Water companies made windfall gains of at least £800 million between 2010 and 2015.

That’s according to a new report by the National Audit Office (NAO) which stated firms earned £410 million from lower than expected corporation tax rates and £840 million from lower than expected interest rates.

It added they absorbed costs and provided water bill discounts worth up to £435 million during the same period, leaving them with around £800 million.

However, customers’ bills did not fallen because Ofwat didn’t “balanced the risks” between water companies and consumers, NAO stated.

Ofwat said it is “surprised” by the suggestion its price control regime “does not yet achieve value for money, particularly given the evidence of strong delivery throughout the report”.

Cathryn Ross, Ofwat Chief Executive added: “The report itself states that the Consumer Council for Water found that the majority of customers are satisfied with the value for money of water services with an increase from 69% in 2009 to 75% in 2014. ”

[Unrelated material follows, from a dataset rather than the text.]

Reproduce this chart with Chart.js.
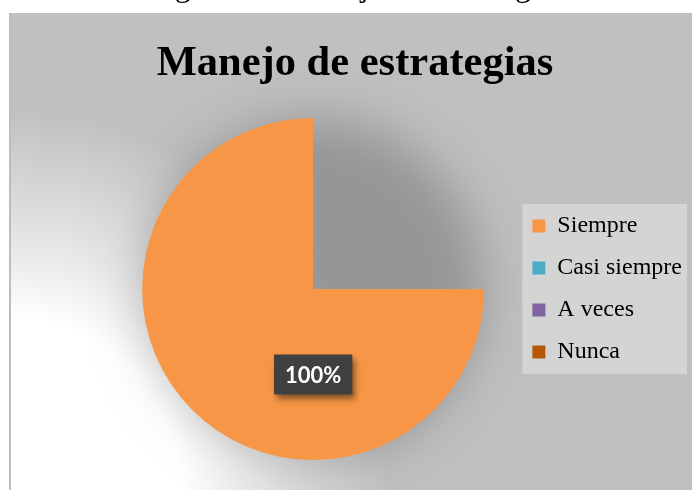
<!DOCTYPE html>
<html lang="es">
<head>
<meta charset="utf-8">
<title>Manejo de estrategias</title>
<script src="https://cdn.jsdelivr.net/npm/chart.js@4.4.1/dist/chart.umd.min.js"></script>
<style>
  html, body { margin: 0; padding: 0; background: #fff; overflow: hidden; }
  #wrap { position: relative; width: 692px; height: 490px; }
  #chart { position: absolute; left: 0; top: 0; }
  .caption {
    position: absolute; left: 148px; top: -31px;
    font: 32px/1 "Liberation Serif", "Times New Roman", serif;
    white-space: nowrap; color: #000;
  }
  .title {
    position: absolute; left: 10px; width: 690px; top: 40px;
    text-align: center; white-space: nowrap; color: #000;
    font: bold 42.5px/1 "Liberation Serif", "Times New Roman", serif;
  }
</style>
</head>
<body>
<div id="wrap">
  <canvas id="chart" width="692" height="490"></canvas>
  <div class="caption">Figura 12. Manejo de estrategias</div>
  <div class="title">Manejo de estrategias</div>
</div>
<script>
// data
const categories  = ["Siempre", "Casi siempre", "A veces", "Nunca"];
const percentages = [100, 0, 0, 0];
const sliceColors = ["#F79646", "#4BACC6", "#8064A2", "#B65708"];

// grey panel, white glow bottom-left, soft shadow under the pie, legend box
const backdrop = {
  id: "backdrop",
  beforeDraw(chart) {
    const ctx = chart.ctx;
    const W = chart.width, H = chart.height;
    ctx.save();
    ctx.fillStyle = "#fff";
    ctx.fillRect(0, 0, W, H);

    ctx.fillStyle = "#c0c0c0";
    ctx.fillRect(10, 13, W - 10, H - 13);
    const glow = ctx.createRadialGradient(10, H, 0, 10, H, 380);
    glow.addColorStop(0, "rgba(255,255,255,1)");
    glow.addColorStop(0.45, "rgba(255,255,255,1)");
    glow.addColorStop(0.6, "rgba(255,255,255,0.7)");
    glow.addColorStop(1, "rgba(255,255,255,0)");
    ctx.fillStyle = glow;
    ctx.fillRect(10, 13, W - 10, H - 13);
    ctx.fillStyle = "#bdbdbd";
    ctx.fillRect(9, 13, 2, H - 13);

    // shadow of the full circle (shape drawn off-canvas, only its shadow lands)
    const arc = chart.getDatasetMeta(0).data[0];
    ctx.shadowColor = "rgba(0,0,0,0.22)";
    ctx.shadowBlur = 50;
    ctx.shadowOffsetX = 3000;
    ctx.fillStyle = "#000";
    ctx.beginPath();
    ctx.arc(arc.x - 3000, arc.y, arc.outerRadius, 0, Math.PI * 2);
    ctx.fill();
    ctx.restore();

    const boxes = chart.legend.legendHitBoxes;
    if (boxes && boxes.length) {
      const first = boxes[0], last = boxes[boxes.length - 1];
      const x0 = first.left - 10, y0 = first.top - 10;
      ctx.save();
      ctx.fillStyle = "#d4d4d4";
      ctx.fillRect(x0, y0, chart.legend.right - 5 - x0, last.top + last.height + 10 - y0);
      ctx.restore();
    }
  }
};

// dark data label with drop shadow, placed below the centre
const valueLabel = {
  id: "valueLabel",
  afterDatasetsDraw(chart) {
    const ctx = chart.ctx;
    chart.getDatasetMeta(0).data.forEach((arc, i) => {
      if (!percentages[i]) return;
      const text = percentages[i] + "%";
      const cx = arc.x, cy = arc.y + arc.outerRadius / 2;
      ctx.save();
      ctx.font = "bold 22px Lato, 'Open Sans', sans-serif";
      const w = ctx.measureText(text).width + 22, h = 40;
      ctx.shadowColor = "rgba(0,0,0,0.45)";
      ctx.shadowBlur = 6;
      ctx.shadowOffsetX = 3;
      ctx.shadowOffsetY = 4;
      ctx.fillStyle = "#404040";
      ctx.fillRect(cx - w / 2, cy - h / 2, w, h);
      ctx.shadowColor = "transparent";
      ctx.fillStyle = "#fff";
      ctx.textAlign = "center";
      ctx.textBaseline = "middle";
      ctx.fillText(text, cx, cy + 1);
      ctx.restore();
    });
  }
};

new Chart(document.getElementById("chart"), {
  type: "pie",
  data: {
    labels: categories,
    datasets: [{
      data: percentages,
      backgroundColor: sliceColors,
      borderWidth: 0,
      hoverBorderWidth: 0,
      hoverOffset: 0,
      rotation: 90,
      circumference: 270
    }]
  },
  options: {
    responsive: false,
    animation: false,
    layout: { padding: { left: 112, top: 118, bottom: 30, right: 0 } },
    plugins: {
      title: { display: false },
      tooltip: { enabled: false },
      legend: {
        position: "right",
        labels: {
          boxWidth: 13,
          boxHeight: 13,
          padding: 18,
          color: "#000",
          font: { family: "'Liberation Serif', 'Times New Roman', serif", size: 24 }
        }
      }
    }
  },
  plugins: [backdrop, valueLabel]
});
</script>
</body>
</html>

“The report is right to say that companies made significant unexpected gains during the 2010 – 2015 period. This is not new information… The gains were largely as a result of unexpectedly low borrowing costs following the severe global financial crash, high inflation and changes in tax rates during the 2010 to 2012 period.”

Water UK, which represents the industry, said: “The NAO has been looking at the fifth regulatory periodic review, conducted by Ofwat in 2009, for the period 2010 to 2015 which saw some turbulent economic conditions and volatile financial markets. We have since moved on significantly with the sixth periodic review having been conducted in 2014, when Ofwat took the results of previous predictions into account in making their determinations for the 2015-2020 period.”

It added the report contains “no real surprises overall”.